▸ INSTRUCTIONS TO FOLLOW:
Pictures are not part of the copy. Retype the lines from the first one through the line that contains "const yTicks = [11, 13, 15];".

● ● ● ● ●

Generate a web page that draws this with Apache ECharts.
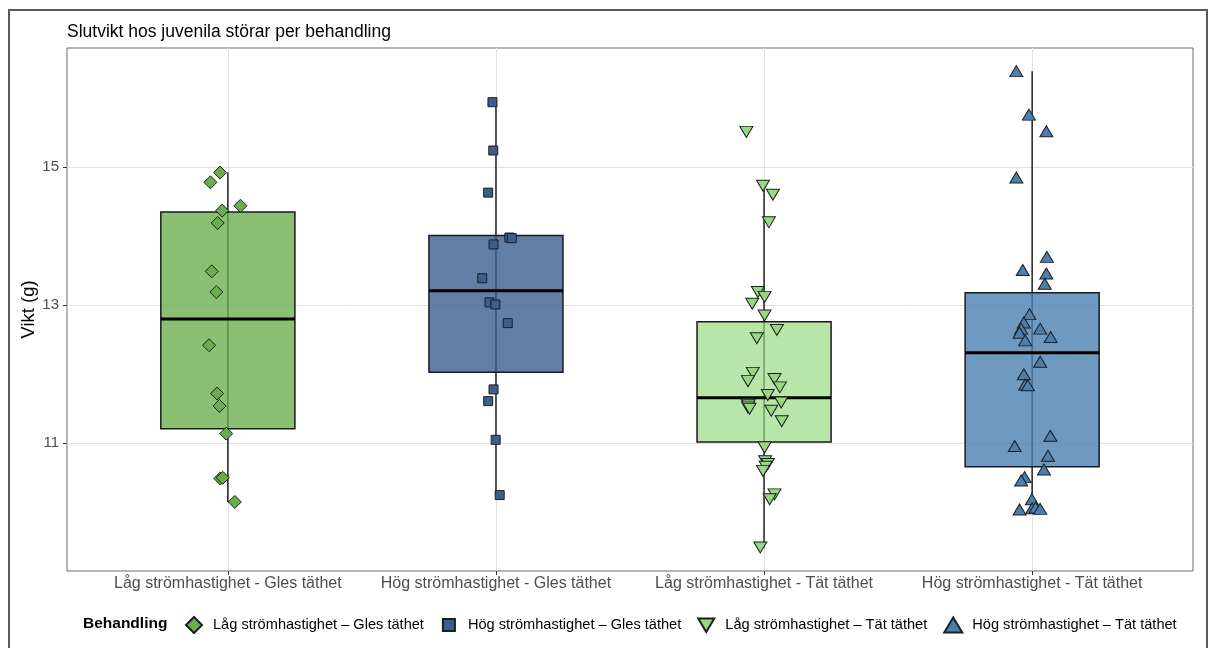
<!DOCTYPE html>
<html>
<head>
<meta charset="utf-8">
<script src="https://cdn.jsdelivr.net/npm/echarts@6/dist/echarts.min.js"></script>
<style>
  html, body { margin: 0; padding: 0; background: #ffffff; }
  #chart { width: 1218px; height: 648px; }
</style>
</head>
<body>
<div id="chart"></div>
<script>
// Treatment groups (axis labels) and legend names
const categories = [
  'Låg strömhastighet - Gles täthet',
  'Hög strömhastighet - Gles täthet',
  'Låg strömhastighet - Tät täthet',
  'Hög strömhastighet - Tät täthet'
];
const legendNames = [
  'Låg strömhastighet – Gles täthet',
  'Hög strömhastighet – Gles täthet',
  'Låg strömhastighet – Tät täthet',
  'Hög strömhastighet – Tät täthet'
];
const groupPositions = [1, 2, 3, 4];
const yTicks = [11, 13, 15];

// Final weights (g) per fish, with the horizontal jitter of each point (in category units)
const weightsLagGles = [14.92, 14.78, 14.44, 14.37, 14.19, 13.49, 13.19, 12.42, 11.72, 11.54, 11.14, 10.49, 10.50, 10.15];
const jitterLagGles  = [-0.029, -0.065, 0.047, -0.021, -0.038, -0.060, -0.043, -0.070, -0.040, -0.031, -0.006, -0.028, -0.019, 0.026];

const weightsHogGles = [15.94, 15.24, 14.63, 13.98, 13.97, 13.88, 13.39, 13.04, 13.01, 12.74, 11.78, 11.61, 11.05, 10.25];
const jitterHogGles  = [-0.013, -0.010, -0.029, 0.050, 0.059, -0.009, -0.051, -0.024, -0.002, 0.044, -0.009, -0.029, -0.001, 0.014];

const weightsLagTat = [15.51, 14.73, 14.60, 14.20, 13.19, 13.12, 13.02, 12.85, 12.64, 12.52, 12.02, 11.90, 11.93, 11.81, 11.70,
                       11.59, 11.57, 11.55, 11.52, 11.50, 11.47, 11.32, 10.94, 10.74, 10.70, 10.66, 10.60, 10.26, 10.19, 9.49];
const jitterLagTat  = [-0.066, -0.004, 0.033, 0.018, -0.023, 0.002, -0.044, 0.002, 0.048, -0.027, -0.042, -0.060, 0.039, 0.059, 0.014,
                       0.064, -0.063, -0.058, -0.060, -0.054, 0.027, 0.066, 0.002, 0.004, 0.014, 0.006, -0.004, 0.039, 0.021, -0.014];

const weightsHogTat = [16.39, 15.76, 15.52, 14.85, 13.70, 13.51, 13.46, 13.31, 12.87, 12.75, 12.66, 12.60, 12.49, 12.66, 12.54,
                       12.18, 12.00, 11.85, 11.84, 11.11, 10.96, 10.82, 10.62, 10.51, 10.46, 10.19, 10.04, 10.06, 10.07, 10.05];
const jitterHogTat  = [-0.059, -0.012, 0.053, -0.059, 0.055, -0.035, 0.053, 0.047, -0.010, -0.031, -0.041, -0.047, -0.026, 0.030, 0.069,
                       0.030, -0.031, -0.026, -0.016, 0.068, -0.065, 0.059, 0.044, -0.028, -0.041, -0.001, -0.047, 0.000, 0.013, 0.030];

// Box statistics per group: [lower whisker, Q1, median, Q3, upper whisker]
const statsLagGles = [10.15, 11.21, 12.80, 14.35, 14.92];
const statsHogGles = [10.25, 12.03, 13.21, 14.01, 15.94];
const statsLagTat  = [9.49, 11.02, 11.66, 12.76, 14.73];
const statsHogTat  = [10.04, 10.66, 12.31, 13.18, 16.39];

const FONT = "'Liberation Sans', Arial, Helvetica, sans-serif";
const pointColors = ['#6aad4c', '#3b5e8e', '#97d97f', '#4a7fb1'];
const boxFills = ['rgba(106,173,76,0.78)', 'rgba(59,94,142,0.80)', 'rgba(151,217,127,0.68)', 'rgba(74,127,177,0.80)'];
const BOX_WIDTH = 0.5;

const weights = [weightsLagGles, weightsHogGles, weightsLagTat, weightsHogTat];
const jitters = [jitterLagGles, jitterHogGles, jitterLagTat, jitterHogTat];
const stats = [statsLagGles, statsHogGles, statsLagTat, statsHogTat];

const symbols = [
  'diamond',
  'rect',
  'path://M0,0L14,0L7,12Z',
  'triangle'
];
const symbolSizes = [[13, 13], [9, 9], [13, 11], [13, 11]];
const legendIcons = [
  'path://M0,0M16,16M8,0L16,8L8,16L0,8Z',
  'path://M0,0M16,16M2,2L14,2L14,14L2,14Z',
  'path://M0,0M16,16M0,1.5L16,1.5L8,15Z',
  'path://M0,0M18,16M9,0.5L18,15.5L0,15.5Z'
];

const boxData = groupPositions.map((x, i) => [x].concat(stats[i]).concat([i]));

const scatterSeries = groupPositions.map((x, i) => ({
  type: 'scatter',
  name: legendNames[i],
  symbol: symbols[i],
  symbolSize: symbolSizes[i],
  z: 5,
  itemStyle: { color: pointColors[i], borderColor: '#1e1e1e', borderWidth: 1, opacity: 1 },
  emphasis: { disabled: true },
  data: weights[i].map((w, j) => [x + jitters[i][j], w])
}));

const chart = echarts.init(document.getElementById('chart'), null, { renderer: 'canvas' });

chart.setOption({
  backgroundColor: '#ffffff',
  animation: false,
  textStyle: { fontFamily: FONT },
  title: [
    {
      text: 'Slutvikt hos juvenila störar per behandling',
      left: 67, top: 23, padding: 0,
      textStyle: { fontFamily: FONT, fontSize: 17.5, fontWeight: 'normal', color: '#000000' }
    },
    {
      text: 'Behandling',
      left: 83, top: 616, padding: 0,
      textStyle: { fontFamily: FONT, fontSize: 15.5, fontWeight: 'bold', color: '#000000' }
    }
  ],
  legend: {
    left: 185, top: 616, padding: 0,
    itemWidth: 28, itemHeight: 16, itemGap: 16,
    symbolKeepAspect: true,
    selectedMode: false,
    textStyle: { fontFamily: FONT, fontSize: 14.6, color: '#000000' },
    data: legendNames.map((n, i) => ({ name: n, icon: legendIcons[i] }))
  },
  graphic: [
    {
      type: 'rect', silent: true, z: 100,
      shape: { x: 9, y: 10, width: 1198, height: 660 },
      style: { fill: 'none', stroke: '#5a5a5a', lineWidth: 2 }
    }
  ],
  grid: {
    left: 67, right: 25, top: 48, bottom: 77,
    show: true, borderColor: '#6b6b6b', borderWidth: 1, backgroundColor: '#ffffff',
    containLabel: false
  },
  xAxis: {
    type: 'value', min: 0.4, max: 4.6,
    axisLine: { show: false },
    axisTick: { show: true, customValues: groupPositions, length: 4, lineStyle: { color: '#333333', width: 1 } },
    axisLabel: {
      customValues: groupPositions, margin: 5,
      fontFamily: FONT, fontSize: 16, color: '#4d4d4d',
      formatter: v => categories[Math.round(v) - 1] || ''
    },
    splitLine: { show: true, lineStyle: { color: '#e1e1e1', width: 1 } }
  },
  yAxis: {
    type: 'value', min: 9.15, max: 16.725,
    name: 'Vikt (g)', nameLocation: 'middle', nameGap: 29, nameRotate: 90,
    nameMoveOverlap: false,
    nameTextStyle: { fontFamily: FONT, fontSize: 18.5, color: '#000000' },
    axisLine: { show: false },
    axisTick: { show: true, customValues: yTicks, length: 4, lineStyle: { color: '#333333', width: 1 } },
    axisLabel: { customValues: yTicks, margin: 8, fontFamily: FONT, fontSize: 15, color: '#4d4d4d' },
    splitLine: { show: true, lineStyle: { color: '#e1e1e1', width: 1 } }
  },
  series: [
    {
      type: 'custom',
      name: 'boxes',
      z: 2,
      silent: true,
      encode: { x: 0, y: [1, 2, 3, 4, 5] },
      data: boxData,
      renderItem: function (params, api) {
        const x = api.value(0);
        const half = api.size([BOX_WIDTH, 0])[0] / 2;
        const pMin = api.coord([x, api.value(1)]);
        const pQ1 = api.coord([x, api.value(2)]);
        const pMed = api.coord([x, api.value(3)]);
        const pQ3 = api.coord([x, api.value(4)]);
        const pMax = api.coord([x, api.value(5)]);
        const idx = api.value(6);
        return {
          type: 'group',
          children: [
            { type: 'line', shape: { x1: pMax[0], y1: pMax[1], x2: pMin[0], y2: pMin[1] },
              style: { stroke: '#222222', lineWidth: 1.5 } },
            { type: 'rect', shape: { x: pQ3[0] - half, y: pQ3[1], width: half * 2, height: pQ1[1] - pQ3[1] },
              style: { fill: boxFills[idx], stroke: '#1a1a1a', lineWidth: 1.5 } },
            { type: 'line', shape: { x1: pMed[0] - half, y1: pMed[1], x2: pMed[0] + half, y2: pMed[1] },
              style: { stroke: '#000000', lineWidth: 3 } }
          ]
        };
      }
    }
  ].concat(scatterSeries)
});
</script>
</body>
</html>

● ● ● ● ●

▸ REPLY:
Generate a web page that draws this with Apache ECharts.
<!DOCTYPE html>
<html>
<head>
<meta charset="utf-8">
<script src="https://cdn.jsdelivr.net/npm/echarts@6/dist/echarts.min.js"></script>
<style>
  html, body { margin: 0; padding: 0; background: #ffffff; }
  #chart { width: 1218px; height: 648px; }
</style>
</head>
<body>
<div id="chart"></div>
<script>
// Treatment groups (axis labels) and legend names
const categories = [
  'Låg strömhastighet - Gles täthet',
  'Hög strömhastighet - Gles täthet',
  'Låg strömhastighet - Tät täthet',
  'Hög strömhastighet - Tät täthet'
];
const legendNames = [
  'Låg strömhastighet – Gles täthet',
  'Hög strömhastighet – Gles täthet',
  'Låg strömhastighet – Tät täthet',
  'Hög strömhastighet – Tät täthet'
];
const groupPositions = [1, 2, 3, 4];
const yTicks = [11, 13, 15];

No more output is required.